Originally published in STIR®
BY: Amanda Lecky
Move over, yellow gold and brass — the latest look in metallic finishes is pretty in pink.
Popular in jewelry design for several years, rose gold — traditionally yellow gold alloyed with copper — is now lending its soft pink glow to everything from shoes to candlesticks. The finish made a strong showing at the early 2015 home shows, where the warm tone graced lighting, furniture, hardware and more, and a quick check of Pinterest will even turn up pages of rose-gold hair highlights. Why the sudden bloom of rose gold?
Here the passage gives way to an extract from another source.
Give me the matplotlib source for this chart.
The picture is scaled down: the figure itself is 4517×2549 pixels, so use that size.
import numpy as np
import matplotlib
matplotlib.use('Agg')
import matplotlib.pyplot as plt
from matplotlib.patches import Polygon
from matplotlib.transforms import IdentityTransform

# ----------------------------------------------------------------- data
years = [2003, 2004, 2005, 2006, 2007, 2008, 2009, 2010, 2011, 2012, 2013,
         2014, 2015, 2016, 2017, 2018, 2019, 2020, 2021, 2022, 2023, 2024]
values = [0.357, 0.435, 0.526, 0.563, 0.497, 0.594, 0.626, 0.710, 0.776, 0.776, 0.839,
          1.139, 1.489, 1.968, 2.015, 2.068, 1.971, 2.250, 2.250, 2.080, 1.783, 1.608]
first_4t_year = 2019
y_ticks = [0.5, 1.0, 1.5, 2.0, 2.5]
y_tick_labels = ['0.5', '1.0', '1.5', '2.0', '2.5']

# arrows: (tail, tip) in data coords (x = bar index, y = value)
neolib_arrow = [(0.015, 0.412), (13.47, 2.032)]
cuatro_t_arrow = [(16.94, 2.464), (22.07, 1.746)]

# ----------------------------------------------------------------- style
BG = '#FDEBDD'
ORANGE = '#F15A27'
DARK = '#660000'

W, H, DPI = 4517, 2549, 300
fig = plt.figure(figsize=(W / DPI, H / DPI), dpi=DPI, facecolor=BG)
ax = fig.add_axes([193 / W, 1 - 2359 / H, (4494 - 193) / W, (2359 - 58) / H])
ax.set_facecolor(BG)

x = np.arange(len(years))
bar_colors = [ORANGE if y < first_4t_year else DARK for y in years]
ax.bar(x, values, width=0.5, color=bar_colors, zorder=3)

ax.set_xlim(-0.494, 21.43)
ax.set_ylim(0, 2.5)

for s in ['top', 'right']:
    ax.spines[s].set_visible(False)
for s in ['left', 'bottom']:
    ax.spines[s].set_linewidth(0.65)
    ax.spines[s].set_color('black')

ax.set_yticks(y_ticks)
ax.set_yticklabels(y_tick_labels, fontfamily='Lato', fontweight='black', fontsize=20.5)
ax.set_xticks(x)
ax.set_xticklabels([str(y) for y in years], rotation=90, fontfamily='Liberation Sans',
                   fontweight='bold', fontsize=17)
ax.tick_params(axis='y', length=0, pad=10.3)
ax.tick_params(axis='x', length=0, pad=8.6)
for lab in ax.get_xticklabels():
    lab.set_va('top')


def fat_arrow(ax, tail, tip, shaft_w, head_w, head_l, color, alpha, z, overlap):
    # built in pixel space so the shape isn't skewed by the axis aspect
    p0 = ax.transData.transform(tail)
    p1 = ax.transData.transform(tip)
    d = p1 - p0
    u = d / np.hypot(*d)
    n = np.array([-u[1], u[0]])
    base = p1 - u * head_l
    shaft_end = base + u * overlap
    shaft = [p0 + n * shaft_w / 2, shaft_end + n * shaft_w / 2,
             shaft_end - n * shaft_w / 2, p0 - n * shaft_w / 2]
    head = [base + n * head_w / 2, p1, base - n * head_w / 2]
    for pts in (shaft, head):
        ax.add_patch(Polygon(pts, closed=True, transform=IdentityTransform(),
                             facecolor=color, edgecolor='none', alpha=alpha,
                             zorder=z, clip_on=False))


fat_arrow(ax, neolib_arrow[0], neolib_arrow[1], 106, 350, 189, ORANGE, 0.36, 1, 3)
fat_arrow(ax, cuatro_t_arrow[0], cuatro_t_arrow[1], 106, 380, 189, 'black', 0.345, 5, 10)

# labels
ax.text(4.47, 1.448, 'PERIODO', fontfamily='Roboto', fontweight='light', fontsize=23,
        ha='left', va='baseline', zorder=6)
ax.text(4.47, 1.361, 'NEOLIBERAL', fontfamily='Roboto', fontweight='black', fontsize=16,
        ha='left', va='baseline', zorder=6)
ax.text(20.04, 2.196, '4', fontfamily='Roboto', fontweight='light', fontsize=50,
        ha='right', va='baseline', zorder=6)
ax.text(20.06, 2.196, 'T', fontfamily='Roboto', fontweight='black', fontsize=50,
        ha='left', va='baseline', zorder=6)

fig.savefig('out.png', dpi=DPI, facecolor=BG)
“Rose gold feels fresh and a little feminine, and it’s easy to mix with other metals,” says Jackie Jordan, Director of Color Marketing at Sherwin-Williams. “Metallics of all types are very popular in design right now, and rose gold works with most other finishes, particularly with chrome, stainless steel and nickel -or the pale copper we’re seeing so much of at the moment.”
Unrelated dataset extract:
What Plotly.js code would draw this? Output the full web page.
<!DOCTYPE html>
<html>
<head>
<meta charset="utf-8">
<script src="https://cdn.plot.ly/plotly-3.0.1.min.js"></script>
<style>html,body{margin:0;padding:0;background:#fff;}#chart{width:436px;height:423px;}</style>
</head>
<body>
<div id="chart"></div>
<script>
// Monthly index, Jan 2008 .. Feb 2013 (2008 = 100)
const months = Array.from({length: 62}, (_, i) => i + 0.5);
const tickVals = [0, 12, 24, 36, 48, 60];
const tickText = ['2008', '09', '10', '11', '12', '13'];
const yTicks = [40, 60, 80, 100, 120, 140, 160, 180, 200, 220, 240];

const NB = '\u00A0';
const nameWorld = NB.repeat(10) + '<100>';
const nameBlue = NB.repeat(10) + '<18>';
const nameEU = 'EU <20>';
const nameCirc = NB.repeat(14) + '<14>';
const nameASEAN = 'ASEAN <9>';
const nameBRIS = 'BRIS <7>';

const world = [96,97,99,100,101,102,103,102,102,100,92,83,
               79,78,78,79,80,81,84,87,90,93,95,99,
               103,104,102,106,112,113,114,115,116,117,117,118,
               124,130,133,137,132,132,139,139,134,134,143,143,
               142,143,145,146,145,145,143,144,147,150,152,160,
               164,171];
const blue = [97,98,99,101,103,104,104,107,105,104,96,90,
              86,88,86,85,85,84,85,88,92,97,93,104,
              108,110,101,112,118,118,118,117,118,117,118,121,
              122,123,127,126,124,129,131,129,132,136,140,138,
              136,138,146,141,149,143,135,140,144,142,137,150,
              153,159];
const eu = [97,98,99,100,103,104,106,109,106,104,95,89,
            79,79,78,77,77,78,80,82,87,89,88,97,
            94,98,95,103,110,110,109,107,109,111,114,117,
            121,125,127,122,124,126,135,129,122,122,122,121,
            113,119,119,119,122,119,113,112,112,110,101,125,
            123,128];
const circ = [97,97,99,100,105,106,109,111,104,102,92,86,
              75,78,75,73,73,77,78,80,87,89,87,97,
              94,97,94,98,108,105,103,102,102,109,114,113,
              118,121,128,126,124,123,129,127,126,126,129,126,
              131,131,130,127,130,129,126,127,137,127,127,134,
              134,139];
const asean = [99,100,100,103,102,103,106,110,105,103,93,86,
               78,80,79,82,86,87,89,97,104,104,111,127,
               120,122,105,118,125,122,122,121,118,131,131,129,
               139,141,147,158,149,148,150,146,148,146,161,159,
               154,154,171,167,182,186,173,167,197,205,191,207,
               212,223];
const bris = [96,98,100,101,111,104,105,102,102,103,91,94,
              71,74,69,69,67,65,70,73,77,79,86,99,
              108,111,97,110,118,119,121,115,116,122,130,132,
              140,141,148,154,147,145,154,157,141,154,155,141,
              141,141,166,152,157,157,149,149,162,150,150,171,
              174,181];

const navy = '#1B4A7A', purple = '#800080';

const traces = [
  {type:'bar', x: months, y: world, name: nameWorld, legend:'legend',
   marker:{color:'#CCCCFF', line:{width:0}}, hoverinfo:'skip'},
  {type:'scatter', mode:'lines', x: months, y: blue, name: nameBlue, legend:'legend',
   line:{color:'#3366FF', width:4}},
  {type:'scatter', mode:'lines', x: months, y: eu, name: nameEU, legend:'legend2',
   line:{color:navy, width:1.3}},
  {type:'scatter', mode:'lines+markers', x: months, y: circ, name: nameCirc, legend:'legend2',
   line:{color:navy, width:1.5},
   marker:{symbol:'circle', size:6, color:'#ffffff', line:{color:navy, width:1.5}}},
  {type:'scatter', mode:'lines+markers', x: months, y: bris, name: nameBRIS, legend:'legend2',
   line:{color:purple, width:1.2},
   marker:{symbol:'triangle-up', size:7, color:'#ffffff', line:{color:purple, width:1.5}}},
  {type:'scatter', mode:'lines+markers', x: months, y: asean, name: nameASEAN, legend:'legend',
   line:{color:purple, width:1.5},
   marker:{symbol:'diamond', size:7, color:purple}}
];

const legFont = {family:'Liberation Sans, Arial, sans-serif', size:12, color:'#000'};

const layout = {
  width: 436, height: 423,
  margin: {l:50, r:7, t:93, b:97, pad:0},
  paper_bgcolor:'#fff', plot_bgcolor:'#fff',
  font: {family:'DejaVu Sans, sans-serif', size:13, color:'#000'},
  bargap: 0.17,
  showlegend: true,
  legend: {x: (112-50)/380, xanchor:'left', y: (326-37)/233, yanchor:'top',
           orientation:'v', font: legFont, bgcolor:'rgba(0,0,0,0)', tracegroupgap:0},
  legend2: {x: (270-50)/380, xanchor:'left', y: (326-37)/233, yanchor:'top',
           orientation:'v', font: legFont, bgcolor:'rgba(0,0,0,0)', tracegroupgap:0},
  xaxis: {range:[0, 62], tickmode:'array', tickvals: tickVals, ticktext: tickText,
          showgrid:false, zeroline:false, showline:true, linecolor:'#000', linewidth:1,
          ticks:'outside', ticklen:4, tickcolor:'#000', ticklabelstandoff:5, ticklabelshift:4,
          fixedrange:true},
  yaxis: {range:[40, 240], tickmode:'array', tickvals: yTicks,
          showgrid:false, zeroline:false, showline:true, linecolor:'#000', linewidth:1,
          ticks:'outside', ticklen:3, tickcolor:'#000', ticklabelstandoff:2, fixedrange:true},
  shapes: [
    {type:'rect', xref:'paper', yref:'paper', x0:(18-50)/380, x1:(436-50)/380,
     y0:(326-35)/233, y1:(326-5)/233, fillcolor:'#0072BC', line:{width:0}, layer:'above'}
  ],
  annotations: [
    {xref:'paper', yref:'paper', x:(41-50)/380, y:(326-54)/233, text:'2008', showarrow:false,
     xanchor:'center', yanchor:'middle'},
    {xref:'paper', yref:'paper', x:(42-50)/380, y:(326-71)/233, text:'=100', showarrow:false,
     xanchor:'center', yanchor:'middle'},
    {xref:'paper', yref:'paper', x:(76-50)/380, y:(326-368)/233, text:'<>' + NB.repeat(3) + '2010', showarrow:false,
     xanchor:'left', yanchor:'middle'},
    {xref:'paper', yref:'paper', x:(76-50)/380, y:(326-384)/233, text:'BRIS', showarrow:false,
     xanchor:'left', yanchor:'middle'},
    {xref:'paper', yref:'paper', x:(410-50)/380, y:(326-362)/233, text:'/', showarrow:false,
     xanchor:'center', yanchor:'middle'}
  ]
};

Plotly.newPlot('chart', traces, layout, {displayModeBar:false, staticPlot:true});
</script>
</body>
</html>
If you’re concerned the finish is too feminine, save it for pieces that have an angular or even industrial form. “Rose gold can take a geometric side table or an industrial lighting fixture in a really interesting, and gender-neutral, direction,” Jordan says. Another option: Balancing the finish with contrasting colors for walls, upholstery and soft goods, so it stands out as an eye-catching focal point, but doesn’t dominate the overall mood of the space.
Finding the right color palette to complement rose gold is simple, Jordan says. “It looks great paired with lighter blush tones — for a monochromatic look — and with whites and grays, or even with black.” But be careful, she cautions, about mixing it with saturated warm colors like red and yellow. “Generally speaking, rose gold works better with neutrals — though I never say never!”
Jackie’s expert tips on the best colors to use with rose gold:
Look for pale pinks with gray or beige undertones, not saturated bubble-gum shades, and highlight with white.
Abalone Shell (SW 6050)
A cooler white will give you a more modern look; warmer whites have a traditional feel. Mixing in some pale copper accents with your white and rose gold will create an especially fresh effect.
Downy (SW 7002)
Warm or cool grays both work nicely with rose gold — you can even go as dark as charcoal or off-black for a more dramatic or masculine effect.
Alpaca SW (7022)
Whichever palette you select, keep in mind that like any “new” design trend, rose gold may be a fleeting fancy. Unless you want your design to scream 2015 for the next couple of decades, it’s a wise idea to use the finish on elements that are easy to swap out as fashions change. “It’s a great look but not something that appeals to everyone, so I’d definitely keep it to accessories and not investment pieces,” Jordan says. “But if you love it, go ahead and have fun.”